The Windsor Faction is the story of the frenetic months that lead to Second World War, in its alternative reality. Taylor has chosen to tell the story from the point of view of a fictional character, Cynthia Kirkpatrick, who, unwittingly, gets involved in the cloak-and-dagger game. As the novel opens, Cynthia is in Ceylon, where her parents made a tidy fortune. Cynthia returns to England as the drums of the war in Europe begin to sound. In London she finds herself a job in a literary rag called Duration. In the office she meets Anthea Carey, who, it seems, is not what she appears to be. Cynthia also begins an affair with Tyler Kent (another real life character, who apparently worked in the American Embassy and was also interned during the war because of his anti-war activities), a clerk in the American Embassy. Captain Ramsay, Tyler Kent, and Bannister (a fictional character), another Tory backbencher MP who is anti-war (as sinister, though not as unhinged, as Captain Ramsay) are all in cahoots, and, it would seem, stop at nothing to stop the war unleashed on Britain by the Jews. The Bannisters are family friends of the Kirkpatricks, having made their ill-deserved fortune in the colonies, and to whose son both sets of parents once hoped Cynthia would marry (although it did not happen as said son perished in a freak car accident when he took Cynthia out for a drive in Kandy, though not before, in the good old English fashion, he had had clumsy sex with her). Tyler Kent, who works as a clerk in the American Embassy, is smuggling out telegrams of the president, into the hands of Ramsay. MI5, needless to say, are aware of these shenanigans and are keeping these characters who, they have a strong reason to believe, are up to no good, under surveillance. MI5 are also keeping a close eye on the king, who, they rightly suspect, is against the war and might act in a manner that might compromise the official position of the British government, not to mention the country’s security. It’s all jolly good fun, and, although the novel does not trigger a lava-flow of adrenaline through your arteries, it keeps you riveted as it rattles along at a comfortable pace. If the end seems a bit anti-climactic it is also plausible.

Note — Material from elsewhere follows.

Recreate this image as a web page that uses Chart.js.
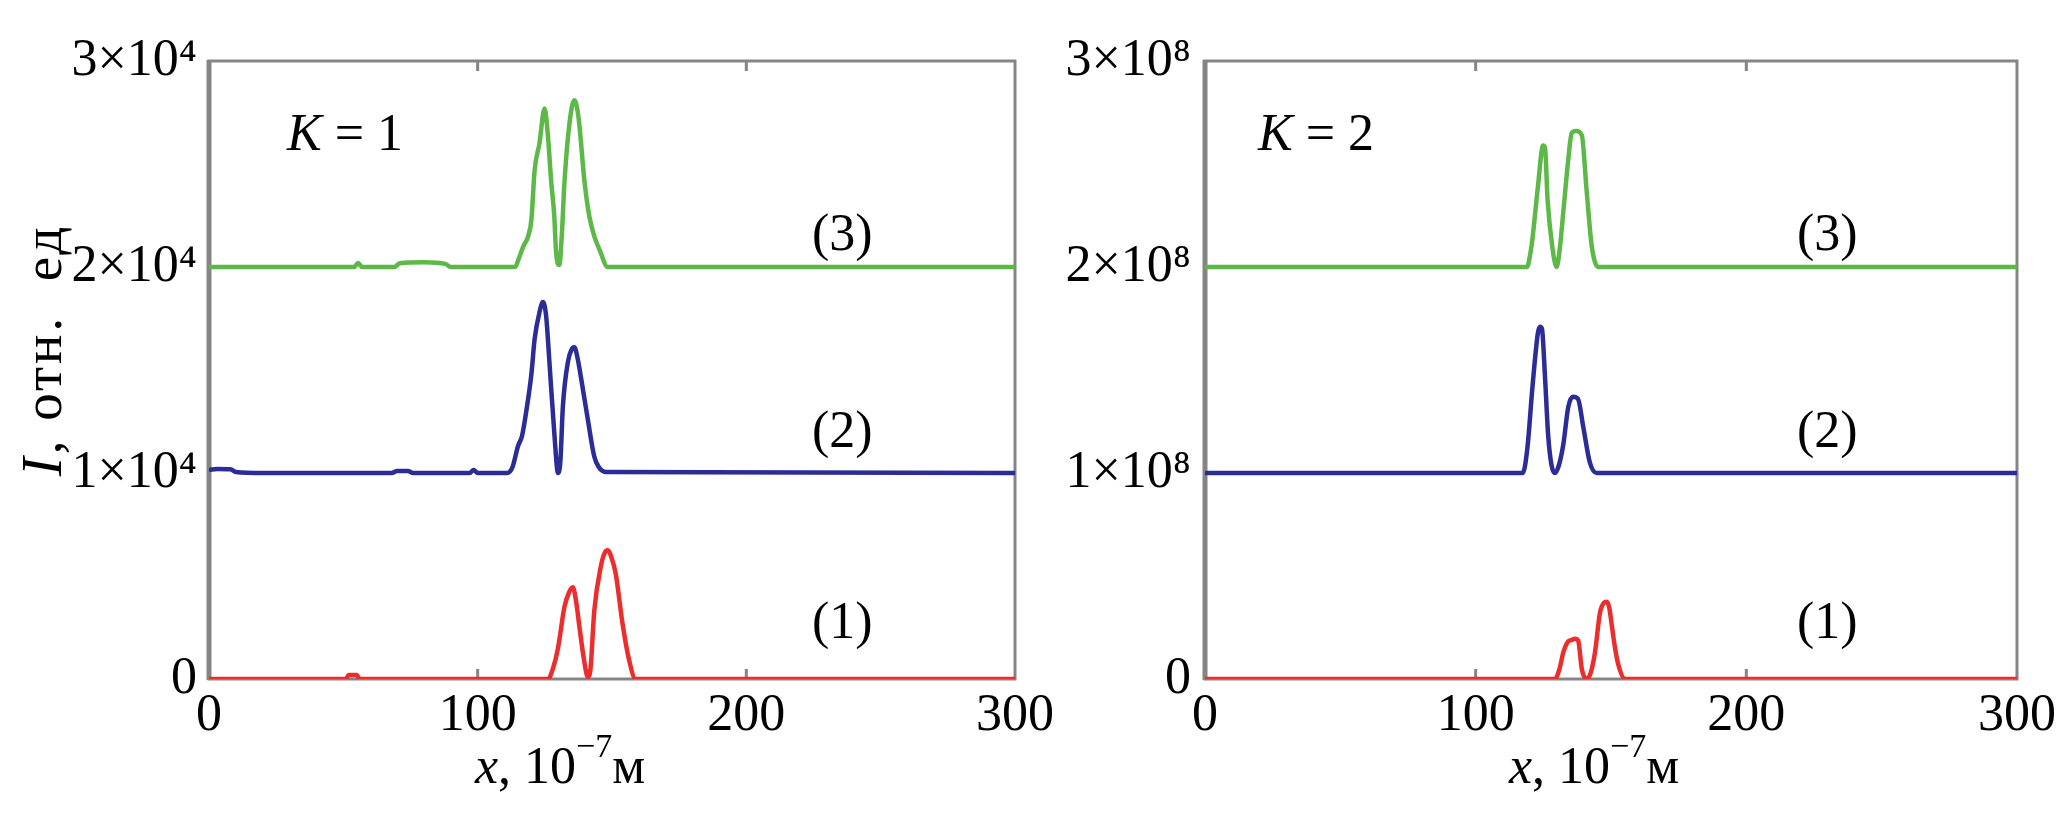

Reading The Windsor Faction is a strange experience, in the main, I think, because the reader is not sure whether Taylor wants to write a political noir thriller or a slapstick social comedy. (Perhaps Taylor himself isn’t, either). There is no settled tone to the narrative voice (this is not a criticism). Indeed the opening pages of the novel, set in Kandy, Ceylon (now Sri Lanka) are very reminiscent of the comedy of Evelyn Waugh, who is mentioned more than once in the ‘diaries’ of the gay bon vivant, Beverly Nichols—another real life character, according to the ‘author’s note’; the real Beverly Nichols, Taylor informs, was a prolific author, journalist and librettist—although the tone becomes much more sombre and dark once the action shifts to London, only to slide, every now and then, into slapstick.

Cynthia Kirkpatrick, the main protagonist of the novel, is a pleasant enough character, not unduly encumbered by anything by way of personality. To the extent that Cynthia is able to make up her mind, she is pro-war. She does play a vital role in unravelling the plans of the anti-war faction (you expect no less from the main protagonist of the novel), but the reader gets the feeling that Cynthia does this not so much out of string political convictions as because of her weak character that makes her susceptible to the manipulations and machinations of other, strong-willed, characters. While this is not at odds with how Cynthia is portrayed, it has the effect of the character not making a lasting impression on your mind. Cynthia, not to put too fine a point on it, is dull. The supporting characters, Beverly Nichols and Captain Ramsay, for example, are far more interesting—and for that reason entertaining—that Cynthia. Tayler’s depiction of Edward is humane enough. Taylor desists from portraying Edward as a caricature and does not ‘give’ him anti-Semite tendencies, though ‘the king’ comes across as an empty suit.

Taylor excels in depicting for the reader the London in the 1930s, as Europe stands on the cusp of war (dark, gloomy, grubby, uncertain, fearful), which, in the end, is the most persuasive portion of this novel about the ‘phoney war’.